As you say, the ecosystem cannot avoid GDPR entirely. Even pseudonymised PII can fall under GDPR; it depends on whether a pseudonym can be attributed to a natural person i.e. can indirectly identity the person. Some parts – app / wallet – of the ecosystem will be burdened by compliance and others less so.
Turning to purposes for processing PII, maybe an insurance industry example illustrates this better. I would like a motor insurance quote and may subsequently enter into a contract . It is necessary for the insurance company (data controller) to collect some personal information from me (Name, DOB, location, driving licence and so forth) to fulfil this quote and potential contract . This contract is one of 6 lawful bases for processing PII – a legitimate business purpose: Lawful basis for processing | ICO . Processing of PII is lawful when at least 1 of the 6 conditions enumerated above apply.
Of course, if I do not proceed with the insurance contract, it is no longer necessary – no business purpose – for the insurance company to retain my personal data so it must be deleted.

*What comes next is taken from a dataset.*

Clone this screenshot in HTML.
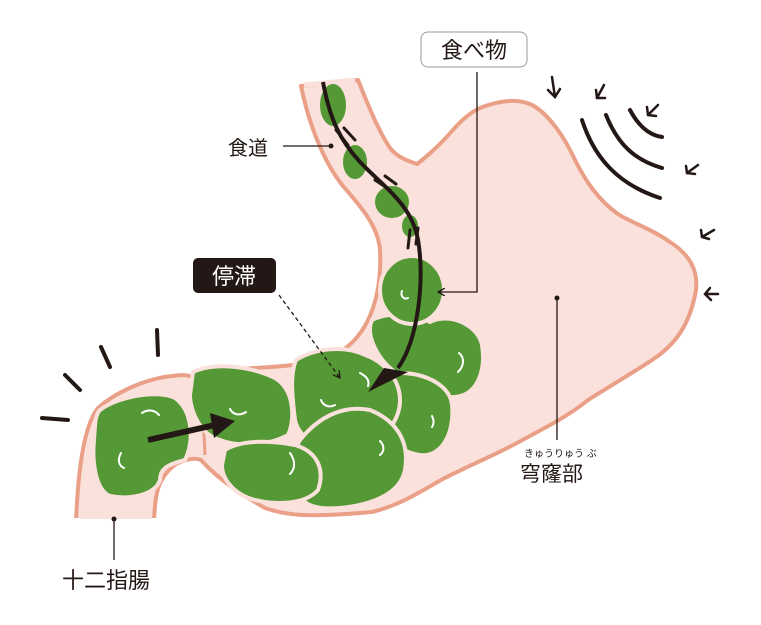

This is referred to as storage limitation .
In contrast, @kfogel mentions “ off-chain storage, with the blockchain only holding pointers which may satisfy GDPR ”, leaves the off-chain storage to handle right to erasure , where this is appropriate. This is a good implementation strategy.
@wil also mentions a critical point that “ a third area of discussion that didn’t make it into the whitepaper, is verified attributes. This is the idea that a DSNP user could have attributes (potentially private or public) that assert that “someone” has verified a piece of information about the user without necessarily revealing the exact data that was proven. The “someone” who verifies would need to be able to be trusted, but several ideas around how to build that trust are still developing .” We agree with this and the individual DSNP user having the ability to make their verified attributes private or public is also a good implementation strategy.
We have a Privacy Notice that documents the legitimate business purpose(s) – e-ntitle.® uses consent – for processing PII. Scroll to the page footer Home (objectsoft.uk) which outlines the general idea of a Privacy Notice. This too can help frame what to consider in terms of compliance and which components of the ecosystem will be accountable for compliance. As I think about this, e-ntitle.® can capture a further consent from the Identity Owner to post / populate verified attributes and associated digital signature to initialise (launch) a personal profile somewhere in the DSNP ecosystem? It’s worth exploring this. Here is a template Privacy Notice that can help think about the purposes for processing PII: Make your own privacy notice | ICO
Hope this helps to refine where responsibilities for compliance will naturally lie.